Task description:
Please, without the pictures, retype exactly the lines from the start of the material through the line that holds "from matplotlib.patches import Rectangle".
------
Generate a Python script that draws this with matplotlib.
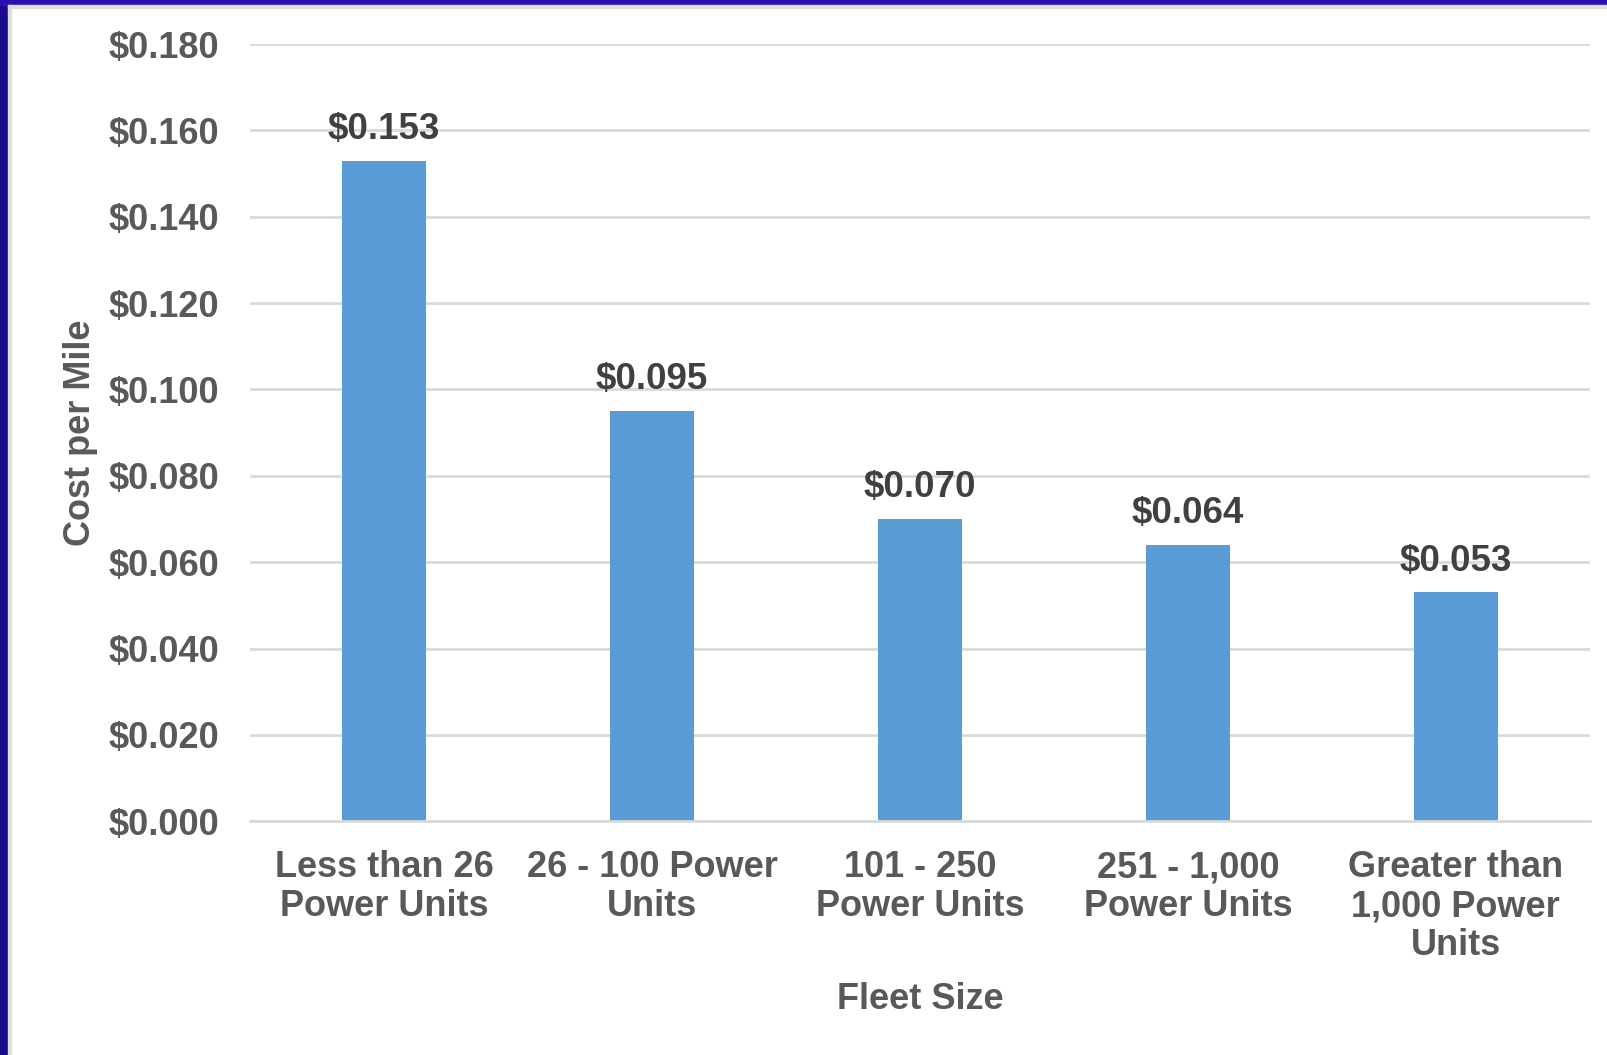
import matplotlib
matplotlib.use("Agg")
import matplotlib.pyplot as plt
from matplotlib.patches import Rectangle

categories = ["Less than 26\nPower Units", "26 - 100 Power\nUnits", "101 - 250\nPower Units",
              "251 - 1,000\nPower Units", "Greater than\n1,000 Power\nUnits"]
values = [0.153, 0.095, 0.070, 0.064, 0.053]
labels = ["$0.153", "$0.095", "$0.070", "$0.064", "$0.053"]
yticks = [0.0, 0.02, 0.04, 0.06, 0.08, 0.10, 0.12, 0.14, 0.16, 0.18]

plt.rcParams['font.family'] = ['Liberation Sans', 'DejaVu Sans']
plt.rcParams['font.weight'] = 'bold'

gray = '#595959'
fig = plt.figure(figsize=(16.08, 10.55), dpi=100)
ax = fig.add_axes([0.1556, 0.2216, 0.833, 0.7366])

x = list(range(len(categories)))
ax.bar(x, values, width=0.314, color='#5b9bd5', zorder=3)
for xi, v, lab in zip(x, values, labels):
    ax.annotate(lab, (xi, v), xytext=(0, 10), textcoords='offset points',
                ha='center', va='bottom', fontsize=26.5, fontweight='bold', color='#404040')

ax.set_xlim(-0.5, len(categories) - 0.5)
ax.set_ylim(0, 0.18)
ax.set_yticks(yticks)
ax.set_yticklabels([f"${t:.3f}" for t in yticks])
ax.set_xticks(x)
ax.set_xticklabels(categories, linespacing=1.14)
ax.tick_params(axis='both', length=0, labelsize=26, labelcolor=gray)
ax.tick_params(axis='y', pad=22)
ax.tick_params(axis='x', pad=21)
ax.grid(axis='y', color='#d9d9d9', linewidth=2, zorder=0)
for s in ['top', 'right', 'left']:
    ax.spines[s].set_visible(False)
ax.spines['bottom'].set_color('#d9d9d9')
ax.spines['bottom'].set_linewidth(2)
ax.spines['bottom'].set_zorder(4)

ax.set_xlabel("Fleet Size", fontsize=26, fontweight='bold', color=gray, labelpad=14)
ax.set_ylabel("Cost per Mile", fontsize=26, fontweight='bold', color=gray, labelpad=8)

# blue border on left and top
fig.patches.append(Rectangle((0, 0), 8 / 1608, 1, transform=fig.transFigure,
                             color='#1a0a8c', zorder=10))
fig.patches.append(Rectangle((0, 1 - 5 / 1055), 1, 5 / 1055, transform=fig.transFigure,
                             color='#2a10b0', zorder=10))
fig.patches.append(Rectangle((8 / 1608, 0), 3 / 1608, 1 - 5 / 1055, transform=fig.transFigure,
                             color='#dddddd', zorder=10))
fig.patches.append(Rectangle((8 / 1608, 1 - 8 / 1055), 1, 3 / 1055, transform=fig.transFigure,
                             color='#dddddd', zorder=10))

fig.savefig("out.png", dpi=100)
------
Response:
Generate a Python script that draws this with matplotlib.
import matplotlib
matplotlib.use("Agg")
import matplotlib.pyplot as plt
from matplotlib.patches import Rectangle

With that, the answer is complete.